Measure to manage: While Keysor has harnessed the power of pairing her “analytical mind” with her “creative mind” to plan and problem solve, she’s led the way in surveying patients and customers to ensure that she and her department are hitting the mark. In fact, her benchmarking acumen has impacted facilities nationwide through her involvement in the National Society for Healthcare Foodservice Management (HFM). As she says: “Financial experts will tell you that you can’t manage what you can’t measure. The culinary is very important but it’s also the business administration. You’re managing multi-millions of dollars of expense and revenue. I often wish I had my MBA. It should be a qualification for this business.”
At MMC, Keysor has been involved in benchmarking since the mid 1980s and, through HFM, she aimed (especially during her year as president in 2000 to 2001) to improve the methodology. “I was involved in negotiating a partnership with Solucient and HFM to get them to use HFM’s benchmark protocols so the industry could have one method of counting,” she explains. “Up to that time, the industry had two different methods of counting that were used for tracking productivity; that was confusing to administration and to the operators. Operator members realize that benchmarking is the ‘road to the gold.’ The [HFM Express] program not only helps healthcare operators make meaningful changes that will improve their programs, but data can be used by administrators to evaluate foodservice programs.”
Keysor has also championed partnerships with manufacturers and encouraged their participation in HFM in advisory positions. “The partnership between the end user and the manufacturer is very important, and you have to make sure both get what they want,” she says. “Together I think we can make some good changes.”
Art as business: Having determined that now is the time to segue into retirement and find more time for her art, Keysor sees whole new vistas of learning opening up ahead. “I’ve moved from painting to folk art to illustration.
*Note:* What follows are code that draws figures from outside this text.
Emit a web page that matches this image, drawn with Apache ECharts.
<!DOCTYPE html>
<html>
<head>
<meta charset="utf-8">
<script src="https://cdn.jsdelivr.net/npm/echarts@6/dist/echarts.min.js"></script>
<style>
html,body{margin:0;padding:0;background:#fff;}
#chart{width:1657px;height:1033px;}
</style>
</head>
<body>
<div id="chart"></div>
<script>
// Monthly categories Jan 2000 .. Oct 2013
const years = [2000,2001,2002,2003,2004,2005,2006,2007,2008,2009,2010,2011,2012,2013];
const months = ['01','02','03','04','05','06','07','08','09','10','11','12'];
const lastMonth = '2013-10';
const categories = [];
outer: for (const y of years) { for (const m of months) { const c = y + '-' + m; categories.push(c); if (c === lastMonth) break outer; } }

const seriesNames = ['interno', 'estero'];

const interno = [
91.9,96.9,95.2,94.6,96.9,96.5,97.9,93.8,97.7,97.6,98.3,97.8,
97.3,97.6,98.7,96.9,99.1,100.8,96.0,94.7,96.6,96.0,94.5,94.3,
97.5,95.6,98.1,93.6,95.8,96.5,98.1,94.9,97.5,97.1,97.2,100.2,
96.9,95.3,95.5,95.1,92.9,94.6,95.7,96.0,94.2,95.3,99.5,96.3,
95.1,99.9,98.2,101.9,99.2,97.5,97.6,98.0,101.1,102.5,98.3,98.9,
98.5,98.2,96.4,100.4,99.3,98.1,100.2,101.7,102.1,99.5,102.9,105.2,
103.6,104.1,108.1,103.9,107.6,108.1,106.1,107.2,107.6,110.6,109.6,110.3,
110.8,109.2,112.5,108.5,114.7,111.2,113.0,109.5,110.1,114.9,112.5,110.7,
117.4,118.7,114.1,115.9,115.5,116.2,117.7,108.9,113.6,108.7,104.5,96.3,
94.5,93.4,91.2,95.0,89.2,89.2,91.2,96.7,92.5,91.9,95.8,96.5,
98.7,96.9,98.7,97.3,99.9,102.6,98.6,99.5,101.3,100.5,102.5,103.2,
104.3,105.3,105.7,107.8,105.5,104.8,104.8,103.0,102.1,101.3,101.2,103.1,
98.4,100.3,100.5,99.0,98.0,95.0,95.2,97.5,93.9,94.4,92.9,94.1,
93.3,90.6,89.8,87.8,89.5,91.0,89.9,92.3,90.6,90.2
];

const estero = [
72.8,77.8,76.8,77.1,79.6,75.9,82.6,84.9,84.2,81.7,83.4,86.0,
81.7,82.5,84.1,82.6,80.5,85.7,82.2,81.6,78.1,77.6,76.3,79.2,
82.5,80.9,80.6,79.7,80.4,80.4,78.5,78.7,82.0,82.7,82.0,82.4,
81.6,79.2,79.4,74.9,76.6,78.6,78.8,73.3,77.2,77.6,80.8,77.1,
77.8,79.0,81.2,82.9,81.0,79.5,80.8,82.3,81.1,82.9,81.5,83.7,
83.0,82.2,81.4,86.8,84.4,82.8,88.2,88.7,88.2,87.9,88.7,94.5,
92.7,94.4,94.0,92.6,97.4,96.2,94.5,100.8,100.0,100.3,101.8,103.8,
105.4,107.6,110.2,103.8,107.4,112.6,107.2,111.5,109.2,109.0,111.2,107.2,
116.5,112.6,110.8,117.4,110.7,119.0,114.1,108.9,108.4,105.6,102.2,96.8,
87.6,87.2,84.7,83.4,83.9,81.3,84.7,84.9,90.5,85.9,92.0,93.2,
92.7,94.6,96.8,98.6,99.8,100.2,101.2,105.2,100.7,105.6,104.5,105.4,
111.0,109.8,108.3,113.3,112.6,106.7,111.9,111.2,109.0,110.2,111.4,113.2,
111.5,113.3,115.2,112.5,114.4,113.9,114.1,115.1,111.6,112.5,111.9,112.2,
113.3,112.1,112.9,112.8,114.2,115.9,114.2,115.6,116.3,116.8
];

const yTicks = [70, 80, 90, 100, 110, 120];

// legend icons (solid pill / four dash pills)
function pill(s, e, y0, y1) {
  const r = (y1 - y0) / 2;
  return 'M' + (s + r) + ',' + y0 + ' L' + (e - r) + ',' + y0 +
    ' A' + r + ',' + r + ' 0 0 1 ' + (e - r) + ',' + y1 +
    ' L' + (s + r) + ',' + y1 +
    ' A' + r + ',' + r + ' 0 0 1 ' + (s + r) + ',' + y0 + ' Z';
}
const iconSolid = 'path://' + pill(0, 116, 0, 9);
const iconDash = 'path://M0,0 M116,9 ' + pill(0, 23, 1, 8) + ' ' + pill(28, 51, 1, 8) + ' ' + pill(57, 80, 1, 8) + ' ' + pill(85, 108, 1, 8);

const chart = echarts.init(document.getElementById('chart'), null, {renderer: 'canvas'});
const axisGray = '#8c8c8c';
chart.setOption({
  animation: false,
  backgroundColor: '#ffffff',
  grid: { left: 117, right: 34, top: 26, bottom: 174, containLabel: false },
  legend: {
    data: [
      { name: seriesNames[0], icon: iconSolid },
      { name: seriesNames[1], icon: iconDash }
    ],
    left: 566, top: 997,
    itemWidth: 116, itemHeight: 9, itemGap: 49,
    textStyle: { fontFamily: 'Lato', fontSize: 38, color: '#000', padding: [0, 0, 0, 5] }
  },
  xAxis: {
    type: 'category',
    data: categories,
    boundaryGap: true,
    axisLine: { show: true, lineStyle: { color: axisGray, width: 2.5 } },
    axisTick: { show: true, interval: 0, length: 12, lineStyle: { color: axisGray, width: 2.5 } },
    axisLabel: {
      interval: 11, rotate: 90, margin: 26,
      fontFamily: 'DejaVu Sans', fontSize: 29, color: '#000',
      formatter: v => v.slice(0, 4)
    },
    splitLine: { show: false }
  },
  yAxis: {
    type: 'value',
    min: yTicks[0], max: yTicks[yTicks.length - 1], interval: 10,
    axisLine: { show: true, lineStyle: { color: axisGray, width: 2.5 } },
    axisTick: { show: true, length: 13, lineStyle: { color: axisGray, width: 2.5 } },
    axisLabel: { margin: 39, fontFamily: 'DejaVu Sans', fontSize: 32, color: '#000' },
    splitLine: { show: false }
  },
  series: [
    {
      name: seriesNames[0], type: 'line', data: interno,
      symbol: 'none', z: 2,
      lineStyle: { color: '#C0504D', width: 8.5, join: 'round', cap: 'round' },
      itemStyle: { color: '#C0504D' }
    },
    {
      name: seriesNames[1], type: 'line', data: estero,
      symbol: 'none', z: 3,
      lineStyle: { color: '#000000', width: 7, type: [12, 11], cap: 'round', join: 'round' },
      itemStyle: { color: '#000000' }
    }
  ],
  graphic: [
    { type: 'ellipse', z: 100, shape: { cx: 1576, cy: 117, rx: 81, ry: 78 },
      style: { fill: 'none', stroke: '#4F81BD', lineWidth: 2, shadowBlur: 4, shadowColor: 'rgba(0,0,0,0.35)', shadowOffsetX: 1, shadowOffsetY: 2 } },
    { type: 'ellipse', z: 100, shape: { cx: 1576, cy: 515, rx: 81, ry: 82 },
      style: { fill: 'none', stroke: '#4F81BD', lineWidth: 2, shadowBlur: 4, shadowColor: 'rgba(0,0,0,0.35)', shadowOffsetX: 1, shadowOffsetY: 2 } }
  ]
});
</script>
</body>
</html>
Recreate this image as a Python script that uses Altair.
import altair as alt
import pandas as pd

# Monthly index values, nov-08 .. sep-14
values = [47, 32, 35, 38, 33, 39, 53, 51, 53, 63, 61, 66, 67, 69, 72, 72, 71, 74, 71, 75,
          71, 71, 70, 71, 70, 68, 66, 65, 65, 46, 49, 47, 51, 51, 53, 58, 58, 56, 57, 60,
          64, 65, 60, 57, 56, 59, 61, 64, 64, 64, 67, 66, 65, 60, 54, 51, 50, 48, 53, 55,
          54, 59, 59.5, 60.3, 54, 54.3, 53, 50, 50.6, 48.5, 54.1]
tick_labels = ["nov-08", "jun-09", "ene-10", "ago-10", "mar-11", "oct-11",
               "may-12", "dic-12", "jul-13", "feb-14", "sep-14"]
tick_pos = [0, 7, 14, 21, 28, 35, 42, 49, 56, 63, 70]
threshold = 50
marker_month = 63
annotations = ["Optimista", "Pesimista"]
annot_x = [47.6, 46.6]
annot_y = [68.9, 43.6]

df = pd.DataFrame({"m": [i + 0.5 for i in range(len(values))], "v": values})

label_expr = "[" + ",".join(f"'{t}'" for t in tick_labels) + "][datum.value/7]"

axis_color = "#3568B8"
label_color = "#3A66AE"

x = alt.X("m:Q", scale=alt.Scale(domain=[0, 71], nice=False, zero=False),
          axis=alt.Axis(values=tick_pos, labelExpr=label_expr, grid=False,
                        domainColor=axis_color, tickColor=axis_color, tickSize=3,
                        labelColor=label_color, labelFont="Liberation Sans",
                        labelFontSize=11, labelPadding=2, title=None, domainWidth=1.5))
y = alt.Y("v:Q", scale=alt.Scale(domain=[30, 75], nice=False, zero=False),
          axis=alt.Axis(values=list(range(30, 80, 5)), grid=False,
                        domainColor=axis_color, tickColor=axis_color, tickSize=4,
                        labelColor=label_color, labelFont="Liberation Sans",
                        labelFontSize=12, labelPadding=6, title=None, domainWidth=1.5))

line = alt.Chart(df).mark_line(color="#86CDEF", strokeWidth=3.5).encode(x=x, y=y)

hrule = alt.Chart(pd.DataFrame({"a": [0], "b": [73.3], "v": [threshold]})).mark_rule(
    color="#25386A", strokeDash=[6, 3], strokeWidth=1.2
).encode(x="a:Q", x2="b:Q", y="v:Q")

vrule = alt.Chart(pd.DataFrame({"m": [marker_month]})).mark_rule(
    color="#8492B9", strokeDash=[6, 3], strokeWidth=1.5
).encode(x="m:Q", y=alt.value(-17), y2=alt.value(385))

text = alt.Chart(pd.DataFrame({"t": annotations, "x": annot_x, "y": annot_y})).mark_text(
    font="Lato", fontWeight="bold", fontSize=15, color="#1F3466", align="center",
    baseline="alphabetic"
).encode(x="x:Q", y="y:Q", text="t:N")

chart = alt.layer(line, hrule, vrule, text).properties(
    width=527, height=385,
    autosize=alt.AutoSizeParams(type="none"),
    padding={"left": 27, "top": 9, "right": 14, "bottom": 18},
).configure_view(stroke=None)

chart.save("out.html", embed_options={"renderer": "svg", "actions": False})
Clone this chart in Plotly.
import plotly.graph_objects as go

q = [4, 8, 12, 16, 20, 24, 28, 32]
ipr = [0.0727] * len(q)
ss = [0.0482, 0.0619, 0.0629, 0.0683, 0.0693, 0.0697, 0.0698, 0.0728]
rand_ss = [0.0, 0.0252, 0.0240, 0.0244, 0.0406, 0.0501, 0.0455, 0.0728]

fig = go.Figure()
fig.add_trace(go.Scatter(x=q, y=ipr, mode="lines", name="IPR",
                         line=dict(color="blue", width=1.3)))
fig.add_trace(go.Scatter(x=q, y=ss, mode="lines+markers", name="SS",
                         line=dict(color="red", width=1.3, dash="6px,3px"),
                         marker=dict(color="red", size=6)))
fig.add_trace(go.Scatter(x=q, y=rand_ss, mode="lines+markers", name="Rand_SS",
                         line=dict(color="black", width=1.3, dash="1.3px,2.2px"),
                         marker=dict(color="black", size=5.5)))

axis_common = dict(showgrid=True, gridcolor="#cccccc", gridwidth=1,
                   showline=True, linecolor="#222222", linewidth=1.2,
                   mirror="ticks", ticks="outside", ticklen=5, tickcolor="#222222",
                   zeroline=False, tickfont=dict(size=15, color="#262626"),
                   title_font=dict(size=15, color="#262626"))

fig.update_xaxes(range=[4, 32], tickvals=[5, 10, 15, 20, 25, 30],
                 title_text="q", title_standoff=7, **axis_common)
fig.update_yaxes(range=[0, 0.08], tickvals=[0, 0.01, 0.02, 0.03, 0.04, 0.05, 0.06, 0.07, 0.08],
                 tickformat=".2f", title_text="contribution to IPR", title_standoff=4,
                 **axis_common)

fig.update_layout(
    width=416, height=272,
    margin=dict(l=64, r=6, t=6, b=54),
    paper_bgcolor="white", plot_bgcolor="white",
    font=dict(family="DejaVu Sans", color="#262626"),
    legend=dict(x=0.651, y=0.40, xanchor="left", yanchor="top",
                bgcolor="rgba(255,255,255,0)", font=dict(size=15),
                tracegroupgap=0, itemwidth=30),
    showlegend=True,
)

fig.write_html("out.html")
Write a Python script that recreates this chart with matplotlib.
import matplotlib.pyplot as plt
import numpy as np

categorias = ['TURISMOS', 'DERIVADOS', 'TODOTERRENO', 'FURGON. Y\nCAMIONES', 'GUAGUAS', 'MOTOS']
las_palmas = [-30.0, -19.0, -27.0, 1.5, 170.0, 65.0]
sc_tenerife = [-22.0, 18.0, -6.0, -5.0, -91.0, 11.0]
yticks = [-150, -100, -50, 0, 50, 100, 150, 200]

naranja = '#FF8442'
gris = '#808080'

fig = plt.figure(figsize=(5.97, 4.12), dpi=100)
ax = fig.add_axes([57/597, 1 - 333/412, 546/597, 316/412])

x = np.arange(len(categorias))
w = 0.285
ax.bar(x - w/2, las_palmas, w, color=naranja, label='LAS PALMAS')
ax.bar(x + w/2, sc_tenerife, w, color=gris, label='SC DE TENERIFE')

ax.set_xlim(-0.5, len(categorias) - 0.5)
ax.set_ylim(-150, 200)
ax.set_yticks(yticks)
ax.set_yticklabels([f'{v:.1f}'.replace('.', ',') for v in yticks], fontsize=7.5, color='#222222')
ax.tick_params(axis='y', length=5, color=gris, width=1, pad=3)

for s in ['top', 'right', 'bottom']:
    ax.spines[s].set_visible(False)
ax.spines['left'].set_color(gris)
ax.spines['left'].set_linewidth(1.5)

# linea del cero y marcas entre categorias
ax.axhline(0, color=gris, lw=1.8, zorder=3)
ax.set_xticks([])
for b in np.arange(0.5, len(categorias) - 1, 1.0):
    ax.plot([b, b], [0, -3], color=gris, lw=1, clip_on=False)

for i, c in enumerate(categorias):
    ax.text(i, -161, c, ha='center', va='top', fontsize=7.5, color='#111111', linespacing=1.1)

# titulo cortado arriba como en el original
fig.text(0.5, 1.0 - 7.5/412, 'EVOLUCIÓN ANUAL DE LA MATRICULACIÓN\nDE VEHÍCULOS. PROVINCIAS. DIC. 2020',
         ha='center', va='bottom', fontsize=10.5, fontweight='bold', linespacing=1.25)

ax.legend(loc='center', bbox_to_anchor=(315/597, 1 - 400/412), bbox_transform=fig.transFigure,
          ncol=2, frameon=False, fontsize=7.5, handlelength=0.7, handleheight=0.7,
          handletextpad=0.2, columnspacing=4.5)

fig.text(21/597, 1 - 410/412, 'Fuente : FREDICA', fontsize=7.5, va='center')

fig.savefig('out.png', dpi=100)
I want to take illustration methods and apply them to tiles—I’ve been doing tiles for about five months now—and perhaps link up with a decorative tile company. I’d design a tile to use as a trivet or in a kitchen or bathroom wall. I’m working on this business plan now and learning digital photography, Web site design, production and marketing. This is all new and exciting—and sometimes scary—but I’m a risk taker so I’m ready to try this.”
Board business: But Keysor is not stepping away entirely from the healthcare management realm, since the ceo of MMC’s health system is chairman of the board of a community venture—Piper Shores, a continuing care retirement community—and has asked her to be one of the directors. Based upon her track record at MMC, she’ll soon know all the details as reflected in the numbers because, as she has often said, “Managing by numbers can be powerful.”